As always Holly, Great and very thought provoking post.
This is something that amazed me too, when I started hunting. It still does after ten years of this "lifestyle choice". The way I've worked this out in my own little brain is that appreciation of the beauty and strength and all those things is part of the grief and sadness I see at the loss of life. It is also the joy at having succeeded at what you were trying to do, along with the way the sunlight catches the antlers, or the thousand other things that cause you to be in awe. The sense of obligation to the spirit of the creature (that we see in our own hearts and minds) we have taken the life from - to use it's mortal remains as sustenance. What you have here is that another has given it's life so you can live.
For me, all those things go in a mental blender and pour out as joy and sadness in one cup. I am grateful that it brings all these feelings together.

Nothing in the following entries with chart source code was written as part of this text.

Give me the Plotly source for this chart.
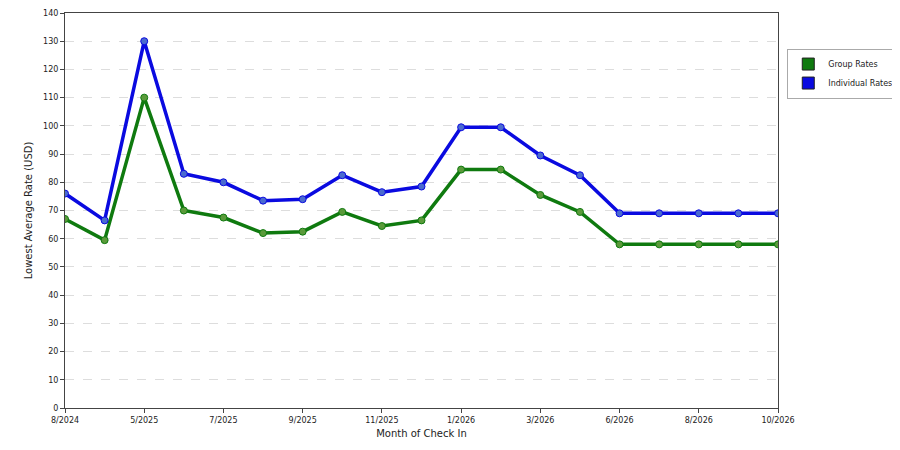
import plotly.graph_objects as go

months = ['8/2024', '4/2025', '5/2025', '6/2025', '7/2025', '8/2025', '9/2025', '10/2025',
          '11/2025', '12/2025', '1/2026', '2/2026', '3/2026', '5/2026', '6/2026', '7/2026',
          '8/2026', '9/2026', '10/2026']
group_rates = [67, 59.5, 110, 70, 67.5, 62, 62.5, 69.5, 64.5, 66.5, 84.5, 84.5, 75.5, 69.5,
               58, 58, 58, 58, 58]
individual_rates = [76, 66.5, 130, 83, 80, 73.5, 74, 82.5, 76.5, 78.5, 99.5, 99.5, 89.5, 82.5,
                    69, 69, 69, 69, 69]
tick_labels = months[::2]

x = list(range(len(months)))
fig = go.Figure()
for name, vals, line_c, mark_c in [('Group Rates', group_rates, '#0f7a0f', '#5a9a3a'),
                                   ('Individual Rates', individual_rates, '#0a0ae0', '#4a6ad0')]:
    fig.add_trace(go.Scatter(
        x=x, y=vals, mode='lines+markers', showlegend=False,
        line=dict(color=line_c, width=3.5),
        marker=dict(size=7, color=mark_c, line=dict(color=line_c, width=1)),
    ))
    # square swatch for the legend
    fig.add_trace(go.Scatter(
        x=[None], y=[None], name=name, mode='markers',
        marker=dict(symbol='square', size=12, color=line_c, line=dict(color='#222', width=1)),
    ))

fig.update_layout(
    width=900, height=450,
    margin=dict(l=57, r=130, t=5, b=50, autoexpand=False),
    plot_bgcolor='white', paper_bgcolor='white',
    font=dict(family='DejaVu Sans', size=8, color='#222'),
    showlegend=True,
    legend=dict(x=1.013, y=0.91, xanchor='left', yanchor='top',
                bordercolor='#aaa', borderwidth=1, font=dict(size=8),
                itemwidth=30, tracegroupgap=4),
    xaxis=dict(range=[0, len(months) - 1], tickvals=x[::2], ticktext=tick_labels,
               showgrid=False, showline=True, linecolor='#444', mirror=True,
               ticks='outside', ticklen=4, tickcolor='#444', automargin=False,
               title=dict(text='Month of Check In', standoff=6)),
    yaxis=dict(range=[0, 140], dtick=10, showgrid=True, gridcolor='#ddd', griddash='dash',
               showline=True, linecolor='#444', mirror=True, ticks='outside', ticklen=4,
               tickcolor='#444', zeroline=False, automargin=False,
               title=dict(text='Lowest Average Rate (USD)', standoff=8)),
)
fig.write_html("out.html")
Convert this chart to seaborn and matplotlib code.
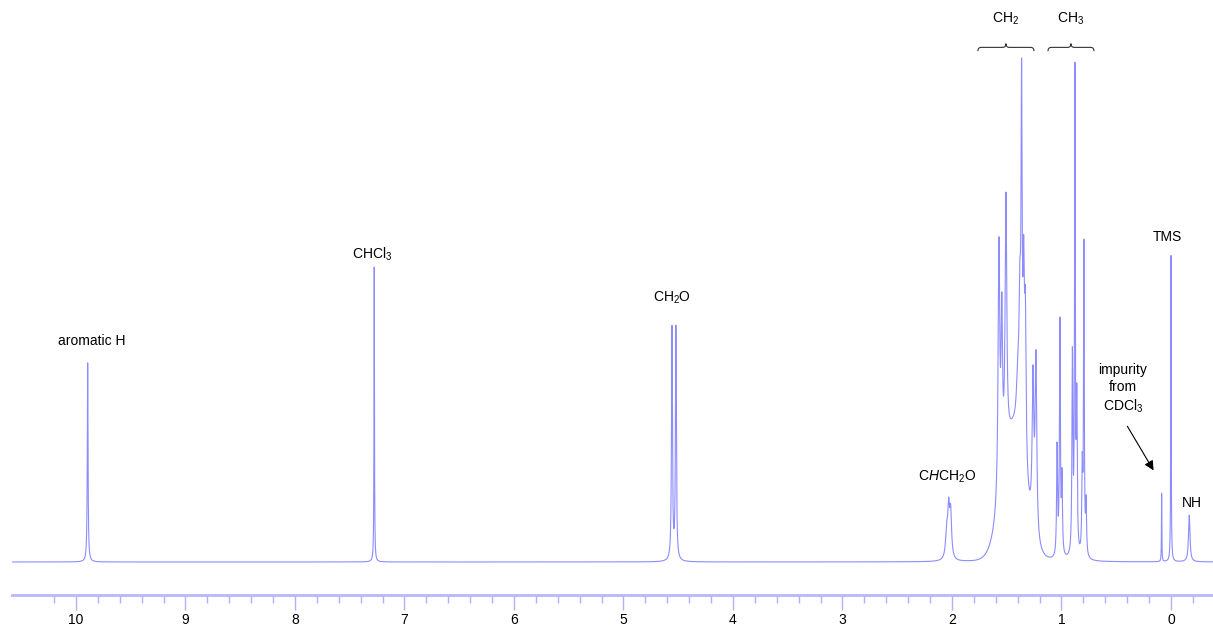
import numpy as np
import matplotlib
matplotlib.use("Agg")
import matplotlib.pyplot as plt
import seaborn as sns
from matplotlib.path import Path
from matplotlib.patches import PathPatch

# ---- data (chemical shift ppm, relative height %, half-width ppm)
peak_ppm = [9.893, 7.276, 4.557, 4.521, 2.048, 2.030, 2.012,
            1.571, 1.545, 1.507, 1.400, 1.380, 1.364, 1.345, 1.330, 1.260, 1.233,
            1.040, 1.014, 0.995, 0.900, 0.877, 0.860, 0.810, 0.795, 0.775,
            0.085, 0.000, -0.167]
peak_height = [39.5, 58.5, 47.0, 47.0, 8.0, 12.9, 11.5,
               64.5, 53.6, 73.4, 40.0, 60.0, 100.0, 65.0, 54.4, 39.1, 42.1,
               23.8, 48.6, 18.7, 42.7, 99.2, 35.5, 21.8, 64.1, 13.3,
               13.7, 60.9, 9.3]
peak_hwhm = [0.004, 0.0025, 0.005, 0.005, 0.012, 0.010, 0.010,
             0.009, 0.008, 0.009, 0.015, 0.010, 0.006, 0.008, 0.008, 0.009, 0.009,
             0.005, 0.005, 0.005, 0.005, 0.004, 0.005, 0.005, 0.004, 0.005,
             0.002, 0.0025, 0.008]

envelope_ppm = [1.44]
envelope_height = [25.0]
envelope_sigma = [0.10]

major_ticks = [0, 1, 2, 3, 4, 5, 6, 7, 8, 9, 10]
minor_ticks = [round(-0.2 + 0.2 * i, 1) for i in range(53)]

labels = [
    ("aromatic H", 9.854, 43.8),
    ("CHCl$_3$", 7.30, 61.1),
    ("CH$_2$O", 4.56, 52.4),
    ("C$\\mathit{H}$CH$_2$O", 2.046, 16.9),
    ("TMS", 0.037, 64.5),
    ("impurity\nfrom\nCDCl$_3$", 0.438, 34.3),
    ("NH", -0.192, 11.7),
]
brace_ranges = [(1.763, 1.251, "CH$_2$"), (1.123, 0.703, "CH$_3$")]

# ---- build spectrum from the peak list
ppm = np.linspace(10.584, -0.384, 22000)
pos = np.array(peak_ppm)
tgt = np.array(peak_height)
w = np.array(peak_hwhm)


def lor(x, c, g):
    return g ** 2 / ((x - c) ** 2 + g ** 2)


def env(x):
    out = np.zeros_like(x, dtype=float)
    for c, h, s in zip(envelope_ppm, envelope_height, envelope_sigma):
        out += h * np.exp(-0.5 * ((x - c) / s) ** 2)
    return out


amp = tgt.copy()
for _ in range(60):
    s_at = env(pos) + np.array([np.sum(amp * lor(p, pos, w)) for p in pos])
    amp = amp * tgt / s_at

spec = env(ppm)
for a, c, g in zip(amp, pos, w):
    spec = spec + a * lor(ppm, c, g)

# ---- plot
sns.set_style("white")
plt.rcParams["font.family"] = ["Liberation Sans", "DejaVu Sans"]
plt.rcParams["mathtext.fontset"] = "custom"
plt.rcParams["mathtext.rm"] = "Liberation Sans"
plt.rcParams["mathtext.it"] = "Liberation Sans:italic"
plt.rcParams["mathtext.default"] = "regular"

fig = plt.figure(figsize=(12.13, 6.28), dpi=100)
ax = fig.add_axes([12 / 1213, 33 / 628, 1201 / 1213, 595 / 628])
sns.lineplot(x=ppm, y=spec, ax=ax, color="#8c8cff", linewidth=0.8, estimator=None, sort=False)
ax.set_xlim(10.584, -0.384)
ax.set_ylim(-6.55, 111.5)

for sp in ["left", "top", "right"]:
    ax.spines[sp].set_visible(False)
ax.spines["bottom"].set_color("#b8b8ff")
ax.spines["bottom"].set_linewidth(2)
ax.set_yticks([])
ax.set_xticks(major_ticks)
ax.set_xticks(minor_ticks, minor=True)
ax.set_xticklabels([str(t) for t in major_ticks])
ax.tick_params(axis="x", which="both", bottom=True, top=False)
ax.tick_params(axis="x", which="major", direction="out", length=11, width=1,
               color="#b0b0ff", labelsize=10, labelcolor="black", pad=2)
ax.tick_params(axis="x", which="minor", direction="out", length=6, width=1, color="#b0b0ff")
ax.set_xlabel("")
ax.set_ylabel("")

for txt, x, y in labels:
    ax.text(x, y, txt, ha="center", va="center", fontsize=10, color="black", linespacing=1.3)

ax.annotate("", xy=(0.146, 17.7), xytext=(0.411, 27.4),
            arrowprops=dict(arrowstyle="-|>", color="black", lw=0.8, mutation_scale=14))

yb, dy = 102.1, 0.75
for a, b, txt in brace_ranges:
    s = 1 if b > a else -1
    dx = 0.03
    xm = (a + b) / 2
    verts = [(a, yb - dy), (a, yb), (a + s * dx, yb),
             (xm - s * dx, yb), (xm, yb), (xm, yb + dy),
             (xm, yb), (xm + s * dx, yb),
             (b - s * dx, yb), (b, yb), (b, yb - dy)]
    codes = [Path.MOVETO, Path.CURVE3, Path.CURVE3,
             Path.LINETO, Path.CURVE3, Path.CURVE3,
             Path.CURVE3, Path.CURVE3,
             Path.LINETO, Path.CURVE3, Path.CURVE3]
    ax.add_patch(PathPatch(Path(verts, codes), fill=False, color="#333333", lw=0.8))
    ax.text(xm, 107.7, txt, ha="center", va="center", fontsize=10, color="black")

fig.savefig("out.png", dpi=100)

You just can't get that at the meat counter in supermarket.
Did any of this make sense?
Jean
P.S. That is a beautiful bird.
Oh, sure, all of it makes sense to me because it's familiar. I guess I'm looking for the logic. I spend a lot of time trying to explain hunting to non-hunters, and while I can logically explain a lot (e.g., the whoops of joy when you kill something are about hitting your target, not about taking a life), I'm not sure the logic is there to explain crooning over a dead thing. At least not in a way that would really satisfy anyone.
Then again, nobody ever said emotions are logical...
Beautiful bird, Holly!
I have a friend who just grabs birds out of his dogs' mouth and stuffs them in his vest. It's always baffled me. Admiring the bird has always been one of the magical parts of hunting for me.
I think if hunters didn't admire and respect their kills hunting would be something less than it is. You're appreciating the entire animal, both for it's beauty and for the fact that it will nourish you and those with whom you choose to share your meal.
I think that's kind of beautiful, myself.